Research from the Centre for Health Economics at York University reached this conclusion after studying the cuts in Government expenditure between 2010 and 2015. The research has been reported in the online journal BMJ Open.
The research revealed that real spending on social care and public health rose between 2001-02 and 2009-10, but fell between 2010-11 and 2014-15. This total spending gap attributable to austerity of 15.08% is said to have been likely to have caused 23,662 additional deaths. Meantime real spending on health care rose less between 2010-11 and 2014-15 compared with between 2001-02 and 2009-10 creating a 13.64% spending gap.
The researchers reckoned that a 1% decrease in health care spend would generate 2484 additional deaths, so the loss of 13.64% between 2010/11 and 2014/15 might have caused 33,888 additional deaths. They also figured that a 1% decrease in social care and public health spend would generate 1569 extra deaths. So the ‘loss’ of 15.08% between 2010-11 and 2014-15 might have caused 23,662 additional deaths. Adding these together they calculate a total of 55,550 additional deaths.
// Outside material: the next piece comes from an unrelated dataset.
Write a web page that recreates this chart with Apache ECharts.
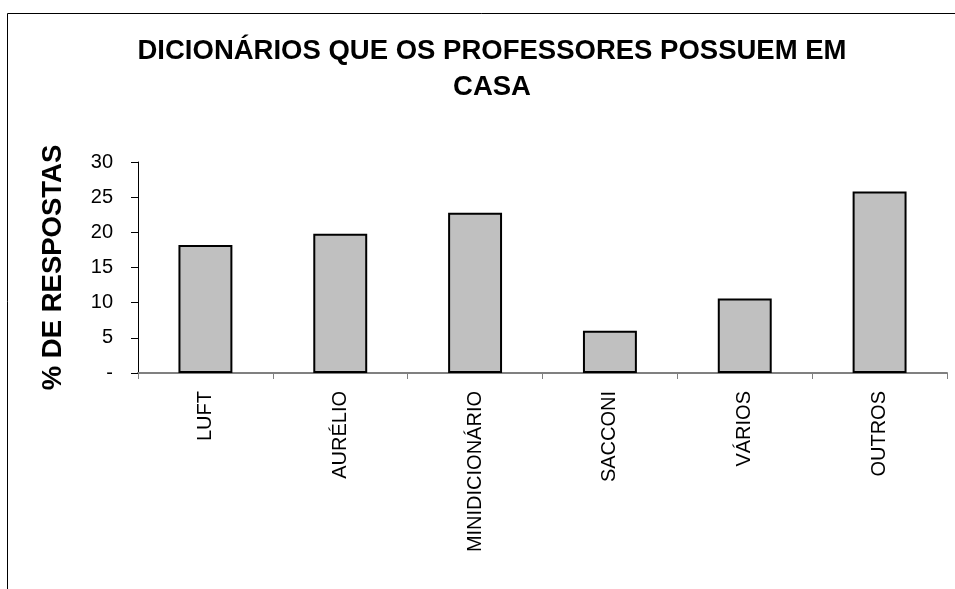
<!DOCTYPE html>
<html><head><meta charset="utf-8">
<script src="https://cdn.jsdelivr.net/npm/echarts@6/dist/echarts.min.js"></script>
<style>html,body{margin:0;padding:0;background:#fff}#c{width:955px;height:589px}</style>
</head><body><div id="c"></div>
<script>
var categories = ['LUFT', 'AURÉLIO', 'MINIDICIONÁRIO', 'SACCONI', 'VÁRIOS', 'OUTROS'];
var values = [18.2, 19.8, 22.8, 6.0, 10.6, 25.8];
var titleText = 'DICIONÁRIOS QUE OS PROFESSORES POSSUEM EM\nCASA';
var yAxisName = '% DE RESPOSTAS';

var FONT = 'Liberation Sans, Arial, sans-serif';
var chart = echarts.init(document.getElementById('c'), null, {renderer: 'canvas'});
chart.setOption({
  animation: false,
  backgroundColor: '#fff',
  graphic: [{
    type: 'rect', shape: {x: 7.5, y: 13.5, width: 960, height: 600},
    style: {fill: 'none', stroke: '#000', lineWidth: 1}, silent: true
  }],
  title: {
    text: titleText, left: 487, textAlign: 'center', top: 28,
    textStyle: {fontFamily: FONT, fontWeight: 'bold', fontSize: 27.5, lineHeight: 36, color: '#000'}
  },
  grid: {left: 138, top: 162, right: 8, bottom: 216, containLabel: false},
  xAxis: {
    type: 'category', data: categories,
    axisLine: {lineStyle: {color: '#808080', width: 2}},
    axisTick: {show: true, alignWithLabel: false, length: 6, lineStyle: {color: '#808080'}},
    axisLabel: {rotate: 90, fontFamily: FONT, fontSize: 20, color: '#000', margin: 18}
  },
  yAxis: {
    type: 'value', min: 0, max: 30, interval: 5,
    name: yAxisName, nameLocation: 'middle', nameGap: 71, nameRotate: 90,
    nameTextStyle: {fontFamily: FONT, fontWeight: 'bold', fontSize: 27.5, color: '#000'},
    axisLine: {show: true, lineStyle: {color: '#000', width: 1}},
    axisTick: {show: true, length: 7, lineStyle: {color: '#000'}},
    splitLine: {show: false},
    axisLabel: {
      fontFamily: FONT, fontSize: 20, color: '#000', margin: 25,
      formatter: function (v) { return v === 0 ? '-' : String(v); }
    }
  },
  series: [{
    type: 'bar', data: values, barWidth: '40%',
    itemStyle: {color: '#c0c0c0', borderColor: '#000', borderWidth: 2}
  }]
});
</script></body></html>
It is pointed out that their “calculations assume that all health benefits occur contemporaneously with spend, which is unlikely to be the case”.
It also needs to be noted that “primary care and specialised commissioning spending were not included in the measure of overall healthcare spend, because responsibility for these returned to central government in 2013, while data on local spend for these services is not available.” It is likely that the cuts to primary care and specialised commissioning spending and to benefits over the same period would have caused some extra deaths, but the report does not quantify them.
Some of us recognised at the time that austerity was the wrong policy, but now those Liberal Democrats who were in the Coalition government need to recognise the effect their supporting austerity had on the British people.
Does the party need to take action to ensure we never do this again? What can the party do?